On November 10, Bulgaria marks the anniversary of the ousting of communist dictator Todor Zhivkov, which led to the fall of the one-party regime and Bulgaria’s transition to democracy.
On November 10, Bulgaria marks the day in 1989 when the central committee of the Bulgarian Communist Party dismissed the country’s leader Todor Zhivkov as Secretary General of the party, ending his 33-year-long dictatorship – the longest in the Eastern bloc.
The date is considered as marking the beginning of Bulgaria’s transition to democracy, although the one-party system was only abolished the next year, when the country held its first democratic elections after 45 years of communist rule.
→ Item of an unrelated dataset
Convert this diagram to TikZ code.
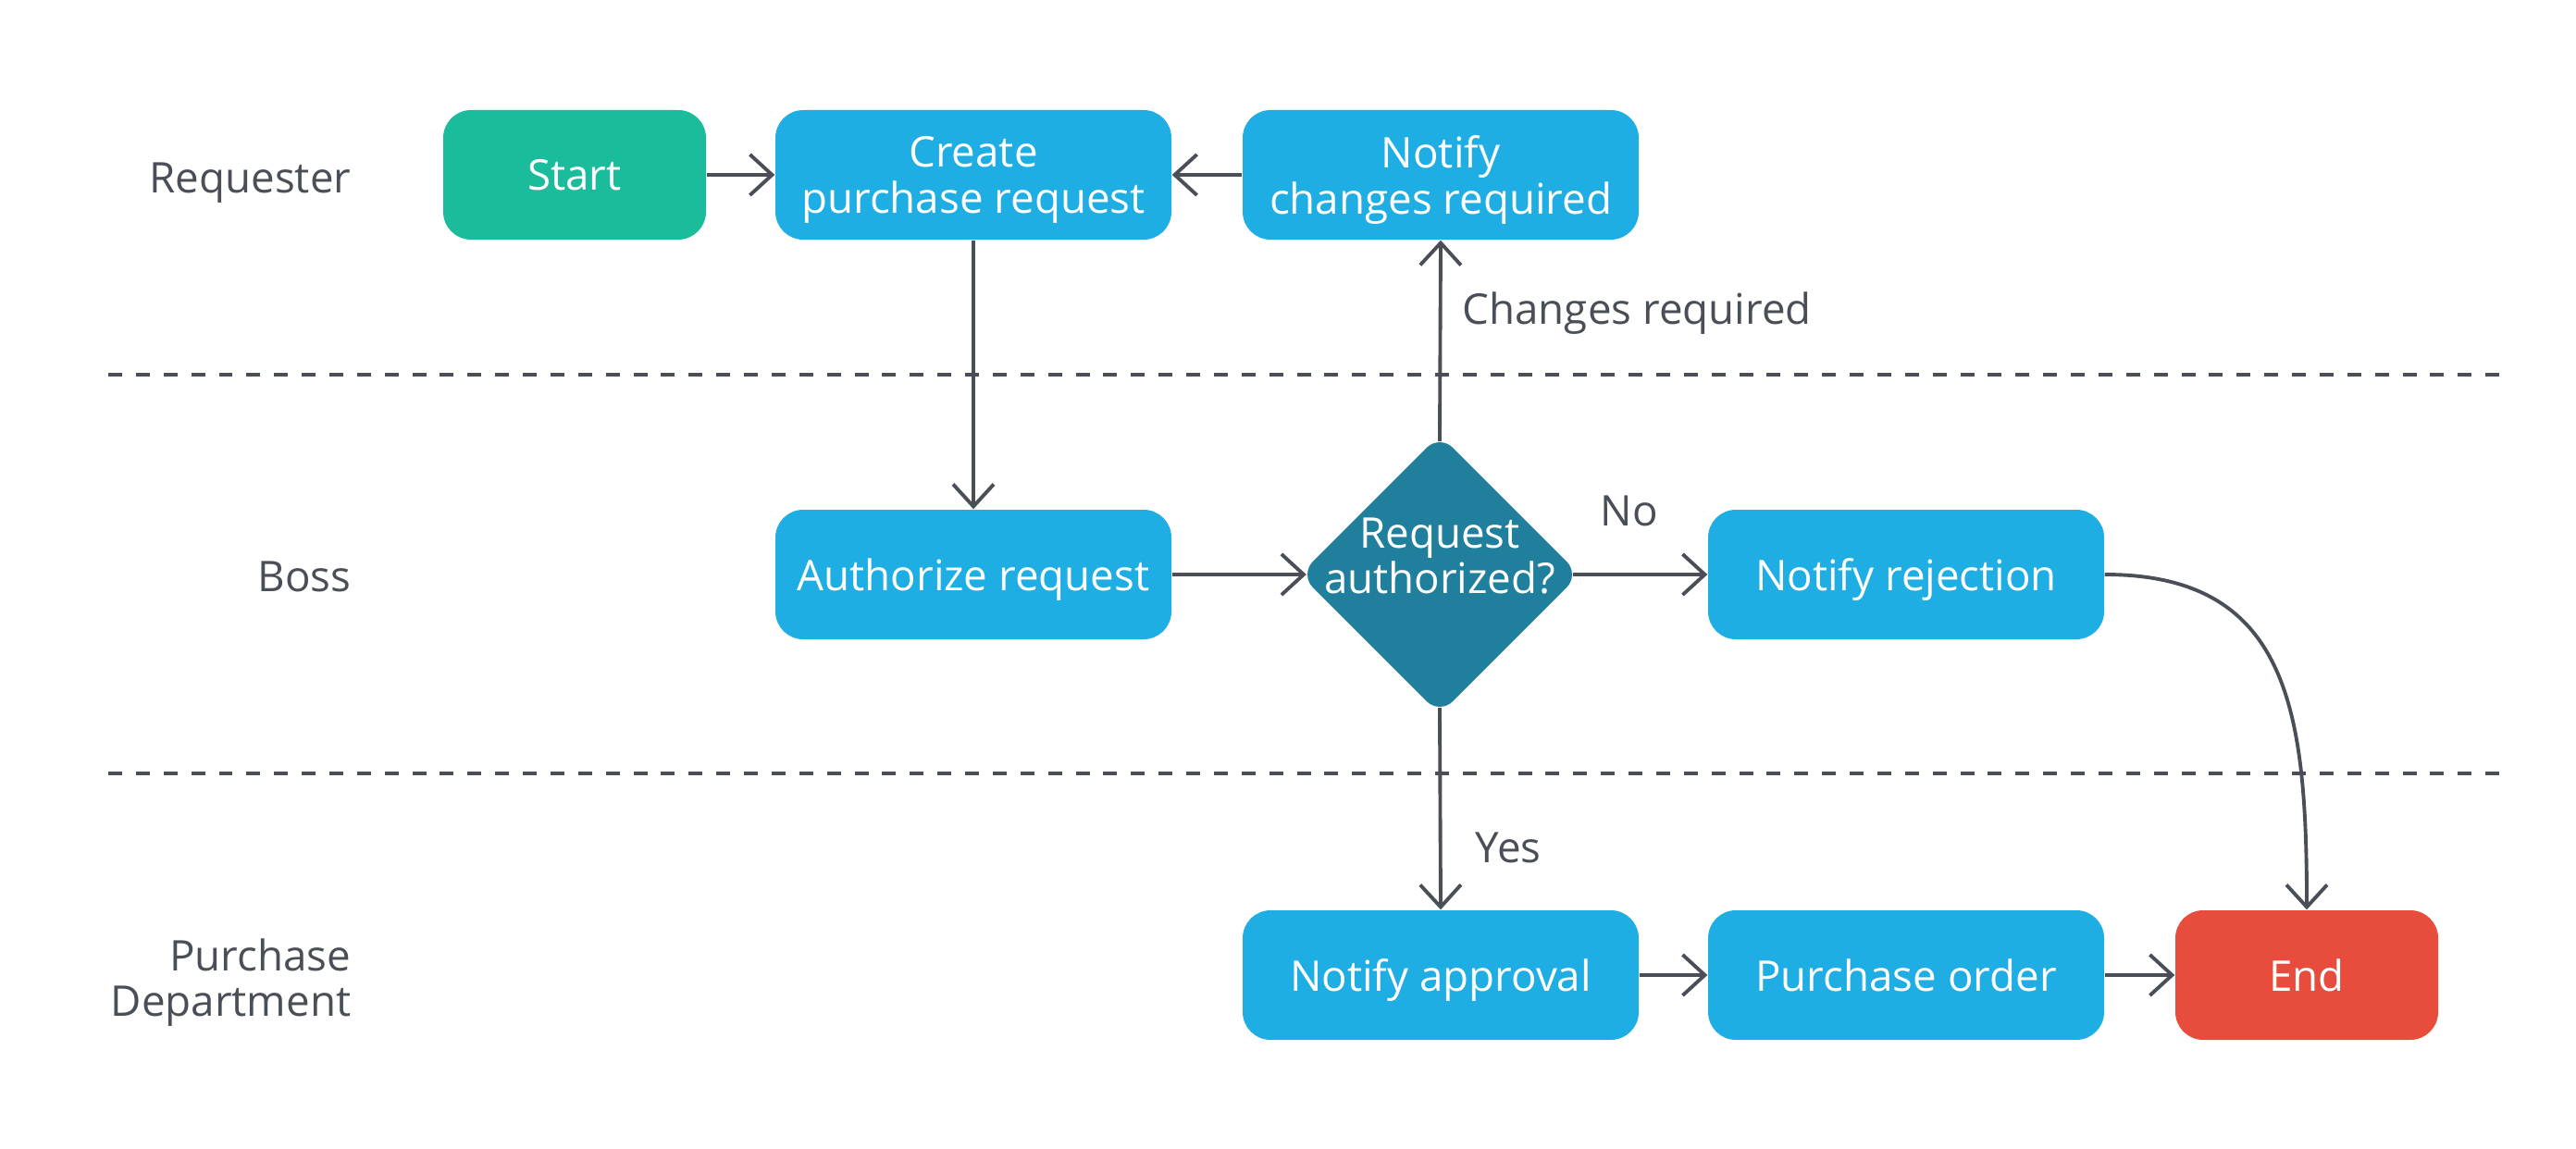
\documentclass[tikz,border=0pt]{standalone}
\usepackage{fontspec}
\setmainfont{Open Sans}
\usetikzlibrary{arrows.meta,positioning,shapes.geometric}
\definecolor{FlowGreen}{HTML}{1ABC9C}
\definecolor{FlowBlue}{HTML}{1EAEE4}
\definecolor{FlowTeal}{HTML}{1F7F9C}
\definecolor{FlowRed}{HTML}{E74C3C}
\definecolor{FlowInk}{HTML}{4A4F57}

\begin{document}
\begin{tikzpicture}[
  >={Straight Barb[length=2.4mm, width=4.4mm]},
  box/.style      = {rounded corners=0.3cm, align=center, text=white, fill=FlowBlue,
                     minimum width=4.28cm, minimum height=1.4cm, inner sep=2pt,
                     text depth=0pt, font=\fontsize{13}{14}\selectfont},
  term/.style     = {box, minimum width=2.84cm},
  decision/.style = {diamond, rounded corners=0.2cm, align=center, text=white, fill=FlowTeal,
                     minimum size=3.03cm, inner sep=-0.3cm, text depth=0.4cm,
                     font=\fontsize{13}{14}\selectfont},
  lane/.style     = {anchor=east, align=right, text=FlowInk, inner sep=0pt,
                     text depth=0pt, font=\fontsize{13}{14}\selectfont},
  lbl/.style      = {text=FlowInk, inner sep=2pt, text depth=0pt,
                     font=\fontsize{13}{14}\selectfont},
  arrow/.style    = {->, draw=FlowInk, line width=1.1pt},
  sep/.style      = {draw=FlowInk, line width=1.4pt, dash pattern=on 4.25pt off 4.25pt}
]
\useasboundingbox (0,0) rectangle (27.84,-12.42);

%% ---- swim lanes -------------------------------------------------------
\node[lane] (lreq)  at (3.80,-1.92)  {Requester};
\node[lane] (lboss) at (3.80,-6.23)  {Boss};
\node[lane] (lpur)  at (3.80,-10.57) {Purchase\\Department};
\foreach \y in {-4.05,-8.36}
  \draw[sep] (1.17,\y) -- (27.11,\y);

%% ---- requester --------------------------------------------------------
\node[term, fill=FlowGreen] (start) at (6.21,-1.89)  {Start};
\node[box] (create) at (10.52,-1.89) {Create\\purchase request};
\node[box] (chg)    at (15.57,-1.89) {Notify\\changes required};

%% ---- boss -------------------------------------------------------------
\node[box]      (auth) at (10.52,-6.21) {Authorize request};
\node[decision] (dec)  at (15.56,-6.21) {Request\\authorized?};
\node[box]      (rej)  at (20.60,-6.21) {Notify rejection};

%% ---- purchase department ----------------------------------------------
\node[box] (appr)  at (15.57,-10.54) {Notify approval};
\node[box] (order) at (20.60,-10.54) {Purchase order};
\node[term, fill=FlowRed] (stop) at (24.93,-10.54) {End};

%% ---- flow -------------------------------------------------------------
\draw[arrow] (start) -- (create);
\draw[arrow] (chg) -- (create);
\draw[arrow] (create) -- (auth);
\draw[arrow, shorten >=-0.8mm] (auth) -- (dec);
\draw[arrow, shorten <=-0.8mm] (dec.north) -- node[lbl, right, pos=0.65, xshift=1.5mm] {Changes required} (chg.south);
\draw[arrow, shorten <=-0.8mm] (dec.east) -- node[lbl, above=4.4mm, xshift=-1.6mm] {No} (rej.west);
\draw[arrow, shorten <=-0.8mm] (dec.south) -- node[lbl, right, pos=0.68, xshift=2.9mm] {Yes} (appr.north);
\draw[arrow] (appr) -- (order);
\draw[arrow] (order) -- (stop);
%% rejection drops into the last lane
\draw[arrow] (rej.east) .. controls +(2.0,0) and +(0,2.13) .. (stop.north);

\end{tikzpicture}
\end{document}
On day earlier, on November 9, the world celebrated the fall of the Berlin Wall, separating Eastern from Western Germany.
Zhivkov’s stepping down was no coincidence. As the leader of one of the most hardline Soviet satellites, he looked like a spoke in the wheel of the reform process, launched by Moscow’s leader Mikhail Gorbachov, known as perestroika.
His resignation, announced to the party bureau on November 9, followed consistent pressure from the Russian ambassador to Sofia, Victor Sharopov, and had been backed even by the dictator’s closest allies in the party.
On November 17, during a session broadcast live on national television, the National Assembly adopted Zhivkov’s resignation and replaced him with his long-term foreign minister, Petar Mladenov.
Meanwhile, a number of civil rights groups, which had not been tolerated during Zhivkov’s rule, had also popped up.
On November 3, around 4,000 activists, organized by the environmental group Eco-glasnost, or eco-voice, took on the streets of Sofia to protest against the “Mesta” and “Rila” hydropower plants.
A day after Zhivkov’s ousting by the parliament, the first free rally since the communists took power in 1944, staged by EcoGlasnost and the syndicate “Podkrepa”, took place.
Tens of thousands of Bulgarians joined the protest in front of the Alexander Nevski church in central Sofia, demanding further changes to the political system.
On December 7, the Union of Democratic Forces, a coalition of newly formed parties and organizations which would take power later in the 1990s, was established.
Zhivkov was arrested on January 18, 1990, but was never sentenced for the crimes of the Communist regime. He died in 1998.
Seven months after November 7, the first democratic elections since 1944 took place in June 1990. The newly elected VII Great National Assembly appointed Zhelyo Zhelev as President of the Republic of Bulgaria.
In 1991, the Great National Assembly revoked the Constitution of the People’s Republic of Bulgaria and adopted a new constitution, based on the division of powers.
Twenty-seven years later, Bulgaria is a member of the European Union and NATO, but the process of transition to democracy still invokes mixed feelings among Bulgarians.
The last study on the views of Bulgarians about the former regime, carried out by Alpha Research in 2014, to mark the 25th anniversary of the democratic changes, showed growing nostalgia for the regime, provoked largely by the failures of the democratic transition.
The polling agency compared the attitudes of Bulgarians towards Zhivkov shortly after the collapse of his system and a quarter of a century later.
While in 1991, 76 per cent of adult Bulgarians gave a negative assessment of Zhivkov’s rule, in 2004, 55 per cent of the respondents assessed the totalitarian leader positively.